Figure 12 The map of predicted fecal coliform for the extent of observations in Galveston Bay

Understanding and Using the Results

We just created a kriging model that produced a map of fecal coliform over the study area. One obvious question is how good is the map? Are we more confident of our predictions in some areas compared to others? We can answer this question by producing a mean prediction error map.

1. Creating a Mean Prediction Error Map

There are two ways to create a prediction standard error map. First, you can use the geostatistical wizard just as was shown in the previous section, expect that in step 2 you select to create a prediction standard error map instead of a prediction map. This requires you to model the semivarience again (something you probably want to avoid). A faster way to create a prediction error map by using the prediction map you just created.

Step 1: Right-click on the Ordinary Kriging layer and choose Create Prediction Standard Error Map (Figure 13).

Figure 13 How to create a prediction standard error map from a prediction map.

The ability of kriging to produce a prediction standard error map is what separates it from other spatial interpolation methods (like inverse distance weighting). With the prediction standard error map, one can clearly communicate the uncertainty in the predicted fecal coliform map.

2. Aggregating the Prediction Map for Each Waterbody (Block Kriging)

It is now time to revisit our original question and the motivation for this study. What is the average fecal colifrom for each segement of Galveston and neighboring bays? We will use Block Kriging to answer this question. Block Kriging is important if one is interested in the total amount of a variable over some region instead of the continuous distribution of that variable over space. All we are really doing with block kriging is aggregating our point estimates over some spatial region. This is a straight forward task in GIS.

First extend the prediction map to cover the extent of the water body layer

Step 2: Right-click on the Ordinary Kriging layer à Properties. Choose the Extent tab and set the extent to “the rectangular extent of Waterbody” (Figure 14). Click OK.

Figure 14 Setting the extent of the prediction map to the extent of the Waterbody layer

Next, convert the layer file to a raster file.

Step 3: Right-click on the Ordinary Kriging layer à Data à Convert to raster. Choose a cell size of 100. Select your working directory to store the result and then click OK. This step may take a few minutes.

Finally, Perform zonal statistics to calculate the average fecal coliform for each Waterbody feature.

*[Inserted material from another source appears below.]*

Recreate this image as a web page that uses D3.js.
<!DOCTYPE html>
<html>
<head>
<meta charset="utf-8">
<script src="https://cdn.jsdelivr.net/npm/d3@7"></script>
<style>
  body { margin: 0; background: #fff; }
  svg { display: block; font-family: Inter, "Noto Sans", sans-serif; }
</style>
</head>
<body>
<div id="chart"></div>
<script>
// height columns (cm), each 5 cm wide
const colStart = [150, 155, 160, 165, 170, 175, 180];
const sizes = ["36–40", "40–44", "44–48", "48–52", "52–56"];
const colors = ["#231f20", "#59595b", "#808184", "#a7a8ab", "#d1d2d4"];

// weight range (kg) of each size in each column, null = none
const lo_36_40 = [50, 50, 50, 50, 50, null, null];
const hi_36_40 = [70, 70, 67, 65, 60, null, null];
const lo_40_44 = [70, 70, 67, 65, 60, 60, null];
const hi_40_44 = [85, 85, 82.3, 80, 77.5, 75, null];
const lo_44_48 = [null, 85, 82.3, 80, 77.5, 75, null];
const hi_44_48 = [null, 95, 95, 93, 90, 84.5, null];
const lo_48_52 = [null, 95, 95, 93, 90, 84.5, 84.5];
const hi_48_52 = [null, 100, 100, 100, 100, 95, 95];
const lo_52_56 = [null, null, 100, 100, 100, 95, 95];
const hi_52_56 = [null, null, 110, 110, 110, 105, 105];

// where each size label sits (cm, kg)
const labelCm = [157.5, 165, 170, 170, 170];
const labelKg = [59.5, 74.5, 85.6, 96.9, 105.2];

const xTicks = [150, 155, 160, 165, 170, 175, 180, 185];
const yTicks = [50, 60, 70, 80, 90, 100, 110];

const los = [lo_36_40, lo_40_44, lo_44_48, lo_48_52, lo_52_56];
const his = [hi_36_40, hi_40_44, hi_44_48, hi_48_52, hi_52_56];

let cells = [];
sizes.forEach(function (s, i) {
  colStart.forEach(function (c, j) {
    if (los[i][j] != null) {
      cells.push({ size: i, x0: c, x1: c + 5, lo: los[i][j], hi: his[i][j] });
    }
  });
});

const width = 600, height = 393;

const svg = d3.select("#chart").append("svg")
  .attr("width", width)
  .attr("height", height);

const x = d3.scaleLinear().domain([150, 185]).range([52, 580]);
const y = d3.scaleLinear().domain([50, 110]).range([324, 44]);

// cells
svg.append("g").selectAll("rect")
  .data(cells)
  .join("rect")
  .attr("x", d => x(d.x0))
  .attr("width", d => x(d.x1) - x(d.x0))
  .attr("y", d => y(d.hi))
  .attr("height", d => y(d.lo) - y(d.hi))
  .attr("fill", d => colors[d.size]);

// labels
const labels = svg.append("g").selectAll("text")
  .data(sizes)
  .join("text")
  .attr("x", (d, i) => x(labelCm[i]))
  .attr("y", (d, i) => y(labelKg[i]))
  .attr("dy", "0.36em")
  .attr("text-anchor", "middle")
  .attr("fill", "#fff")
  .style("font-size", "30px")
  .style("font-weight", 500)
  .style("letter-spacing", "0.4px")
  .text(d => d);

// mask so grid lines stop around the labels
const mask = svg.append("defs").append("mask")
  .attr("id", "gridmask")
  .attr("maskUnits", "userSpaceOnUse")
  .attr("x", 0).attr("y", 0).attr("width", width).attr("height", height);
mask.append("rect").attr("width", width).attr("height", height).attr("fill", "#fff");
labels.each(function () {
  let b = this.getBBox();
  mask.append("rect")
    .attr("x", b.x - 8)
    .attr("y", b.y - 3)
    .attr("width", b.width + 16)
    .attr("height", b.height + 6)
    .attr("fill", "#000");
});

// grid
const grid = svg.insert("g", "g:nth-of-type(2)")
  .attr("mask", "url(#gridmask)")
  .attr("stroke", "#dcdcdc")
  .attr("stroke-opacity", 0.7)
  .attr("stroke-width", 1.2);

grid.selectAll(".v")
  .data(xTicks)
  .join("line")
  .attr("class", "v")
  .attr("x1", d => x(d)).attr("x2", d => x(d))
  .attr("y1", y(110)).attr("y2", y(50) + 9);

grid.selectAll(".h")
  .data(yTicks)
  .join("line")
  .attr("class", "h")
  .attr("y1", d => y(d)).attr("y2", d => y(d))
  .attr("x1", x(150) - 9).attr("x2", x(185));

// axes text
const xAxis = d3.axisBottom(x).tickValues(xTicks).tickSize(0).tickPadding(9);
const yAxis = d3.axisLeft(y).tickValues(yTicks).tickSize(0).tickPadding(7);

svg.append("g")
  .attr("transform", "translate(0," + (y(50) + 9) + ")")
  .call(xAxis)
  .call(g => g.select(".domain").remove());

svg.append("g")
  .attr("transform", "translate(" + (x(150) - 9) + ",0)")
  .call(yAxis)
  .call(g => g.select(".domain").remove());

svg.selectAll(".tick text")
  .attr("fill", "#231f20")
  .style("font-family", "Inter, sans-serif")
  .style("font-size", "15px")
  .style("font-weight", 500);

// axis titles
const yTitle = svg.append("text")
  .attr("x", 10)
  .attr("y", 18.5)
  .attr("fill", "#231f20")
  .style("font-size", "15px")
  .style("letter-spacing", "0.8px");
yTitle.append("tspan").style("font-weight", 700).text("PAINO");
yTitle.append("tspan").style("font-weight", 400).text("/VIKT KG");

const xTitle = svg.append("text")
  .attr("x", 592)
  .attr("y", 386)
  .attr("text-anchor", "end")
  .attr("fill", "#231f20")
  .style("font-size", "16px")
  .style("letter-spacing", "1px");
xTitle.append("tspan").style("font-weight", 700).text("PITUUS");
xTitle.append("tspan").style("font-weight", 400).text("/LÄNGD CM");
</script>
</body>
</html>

Step 4: Add the Spatial Analyst to the map (if it has not already been added). Click Spatial Analyst à Zonal Statistics. Set the input information as shown in Figure 15 with the exception of the Output Table field. Set the Output Table field to your working directory and name the file whatever you’d like. Click OK.

Figure 15 Zonal Statistics Interface for summarizing the interpolated fecal coliform over each Waterbody feature.

The results of the zonal statistics will automatically pop-up once the procedure has completed. The table created will also be automatically joined with the water body table. To visualize the results, we are going to symbolize the Waterbody features according to their average fecal coliform.

Step 5: Right click on the Waterbody layer and choose properties. Select the Symbology tab and set the fields as shown in Figure 16.

Figure 16 Defining the symbology for the Waterbody layer to show average fecal coliform per Waterbody feature.

The results should look something like Figure 17. Are the estimates of average fecal coliform for each bay that we get through kriging necessarily better than what we would get by simply averaging the observations for each bay segment? One would think so because the point samples may be clustered around locations of high fecal coliform, since high bacteria is more important to health officials than low bacteria. Kriging, like other spatial interpolation methods, tries to take the locations of samples into account for estimating the average values over some region with clustered sampling stations.

Figure 17 Average fecal coliform for the waterbody features.

You’ve just estimated the concentration of fecal coliform for each bay segment of Galveston Bay, Texas using ordinary kriging. Congrats!